The Registers of Scotland will tomorrow paint a reasonably glowing picture of the performance of property in Scotland when it reports that house prices rose over the third quarter of the year, pushing the average price of a home north of the Border in the direction of £160,000.

This contrasts sharply with the gloomy news emanating from elsewhere, not least the data from the Nationwide, which has recorded a historic 0.8% fall in November across the UK. Britain's biggest mortgage lender, the Halifax Bank of Scotland, is expected to confirm the market is slowing when it publishes it latest house price index this week.

But Scottish homeowners have no room for complacency because tomorrow's data may not be as good as it looks.
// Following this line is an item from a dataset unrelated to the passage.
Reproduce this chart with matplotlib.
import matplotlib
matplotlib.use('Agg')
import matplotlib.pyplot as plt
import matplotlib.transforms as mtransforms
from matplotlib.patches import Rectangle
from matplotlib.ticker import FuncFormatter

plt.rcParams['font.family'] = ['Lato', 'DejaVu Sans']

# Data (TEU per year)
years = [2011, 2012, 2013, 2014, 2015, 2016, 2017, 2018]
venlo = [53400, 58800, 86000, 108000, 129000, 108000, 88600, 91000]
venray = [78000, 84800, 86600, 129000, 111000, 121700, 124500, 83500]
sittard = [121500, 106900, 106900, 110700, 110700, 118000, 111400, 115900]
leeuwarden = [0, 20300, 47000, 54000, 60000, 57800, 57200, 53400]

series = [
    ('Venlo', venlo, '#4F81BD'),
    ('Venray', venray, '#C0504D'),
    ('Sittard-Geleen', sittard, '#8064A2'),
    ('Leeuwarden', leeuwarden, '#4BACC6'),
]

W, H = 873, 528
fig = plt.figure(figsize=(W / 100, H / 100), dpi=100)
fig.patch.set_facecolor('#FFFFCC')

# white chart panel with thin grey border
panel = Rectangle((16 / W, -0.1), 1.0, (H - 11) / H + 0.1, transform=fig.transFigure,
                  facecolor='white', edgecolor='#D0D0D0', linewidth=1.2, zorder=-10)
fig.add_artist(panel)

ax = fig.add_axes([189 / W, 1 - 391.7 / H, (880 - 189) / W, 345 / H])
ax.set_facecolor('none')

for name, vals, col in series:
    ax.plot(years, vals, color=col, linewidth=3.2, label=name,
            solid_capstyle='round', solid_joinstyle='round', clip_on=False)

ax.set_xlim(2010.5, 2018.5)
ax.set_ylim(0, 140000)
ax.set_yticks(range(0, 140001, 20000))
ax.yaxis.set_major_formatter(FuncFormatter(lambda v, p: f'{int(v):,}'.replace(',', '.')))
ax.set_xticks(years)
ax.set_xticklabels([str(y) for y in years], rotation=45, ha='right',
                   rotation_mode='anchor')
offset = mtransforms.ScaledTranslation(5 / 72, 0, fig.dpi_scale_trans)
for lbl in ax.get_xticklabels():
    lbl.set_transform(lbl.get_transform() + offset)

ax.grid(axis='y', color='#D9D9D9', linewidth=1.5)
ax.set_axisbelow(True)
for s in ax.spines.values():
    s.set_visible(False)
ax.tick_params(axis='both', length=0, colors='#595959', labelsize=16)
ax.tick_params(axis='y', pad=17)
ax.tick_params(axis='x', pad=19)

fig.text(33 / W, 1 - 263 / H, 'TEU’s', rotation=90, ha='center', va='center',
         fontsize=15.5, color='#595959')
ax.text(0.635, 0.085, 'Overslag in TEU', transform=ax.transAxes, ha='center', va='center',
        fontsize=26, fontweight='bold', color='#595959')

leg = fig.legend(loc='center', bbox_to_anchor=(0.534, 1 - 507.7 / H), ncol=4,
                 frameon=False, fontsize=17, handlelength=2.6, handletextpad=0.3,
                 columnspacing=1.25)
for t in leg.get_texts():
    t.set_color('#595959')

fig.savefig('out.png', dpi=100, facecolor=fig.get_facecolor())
Read between the lines and it is clear the market here is also cooling.

For example, there are signs that the annual rate of inflation is weakening from the well over 14% reported by the Registers of Scotland at the end of the second quarter, although it continues to tower over the 6% to 7% reported across Britain.
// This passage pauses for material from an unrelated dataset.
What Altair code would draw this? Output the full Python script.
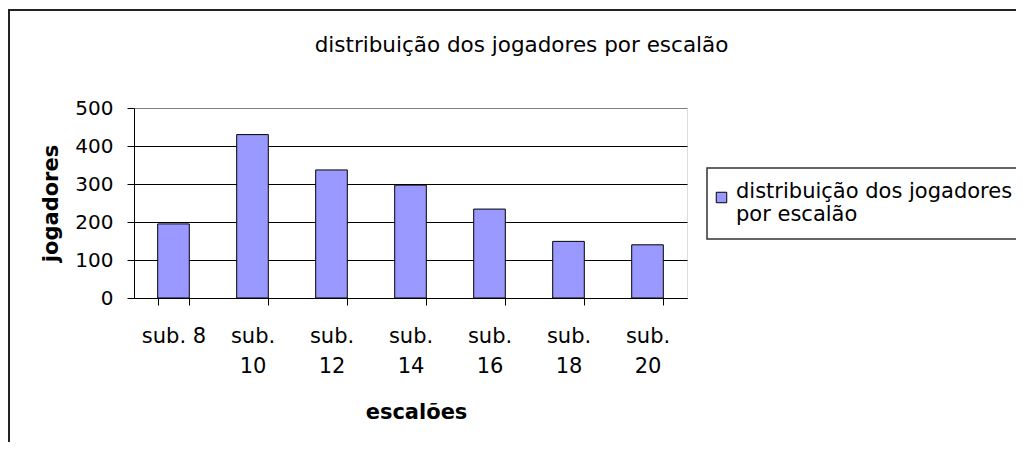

Furthermore, the Registers' report is a snapshot of what was happening at the end of September, before confidence collapsed in October. That was the month demand for new loans fell by 22%, according to the Bank of England, nearly a third lower than a year ago, and at the lowest level for three years. It takes a leap of faith to believe that the Scottish appetite for risk can really be so much stronger than other UK homeowners. With only 88,000 new mortgages taken out in October, you can be sure plenty of Scots also took fright, and cancelled plans to move.

There are plenty of silver linings, but even these threads can only be stretched so far. Commentators expect Scottish property to perform well next year, escaping the pain of sliding values, primarily because prices are already significantly lower, and therefore have much less room to fall back.

The problem in this analysis is that the longer Scottish values continue to rise while other regions are falling the more that price gap narrows.

It is already happening. The Communities and Local Government Department put average Scottish valuations at £163,359 at the end of September. This compares with the £184,131 the Nationwide said you needed to buy a home elsewhere in the UK, and the £198,500 Halifax property price tag.

Since September, experts agree prices have continued to rise in Scotland but fallen elsewhere. Surely such a trend is unsustainable long-term? I mean, if Scottish house prices rose by 10% over the next year, while the UK as a whole fell the same amount, a typical home here would cost £180,000 against prices in the south as low as £165,000. That's not going to happen.

Of course none of us knows what will happen over the coming year. Much will depend on how quickly the Bank of England cuts interest rates, and hopes are riding high that some reprieve for home buyers could come as soon as this week. However, even if the bank does cut interest on Thursday, Scrooge is here to stay. It is by no means sure that borrowers will benefit from a reduction in the cost of borrowing. On Tuesday the Nationwide is pressing ahead with hikes not cuts to the interest it charges on many of its loans. It will not be alone.

Sums don't add up

NICE try Aon. Tomorrow the pensions company will attempt to persuade us that our retirement worries are over with the news that black holes in final salary schemes have almost disappeared, falling sharply down from £41bn to £3bn.

Any step in the right direction is good news, but bad news travels fastest, and that's the only kind likely to be heading towards scheme members in the form of demands for higher contributions, benefit cuts and more scheme closures.

This is because, I'm afraid, Aon's calculations do not take into account the latest assumptions about our rapidly improving life expectancy. Nor do they allow for the impact of scheme specific funding, which will cause much pain to many companies and their work forces when it is introduced over coming months. Finally, it does not adjust to take account of the higher levies to the Pension Protection Fund safety-net announced last week.

On this basis, I would expect deficits to deteriorate rather than disappear over the coming year.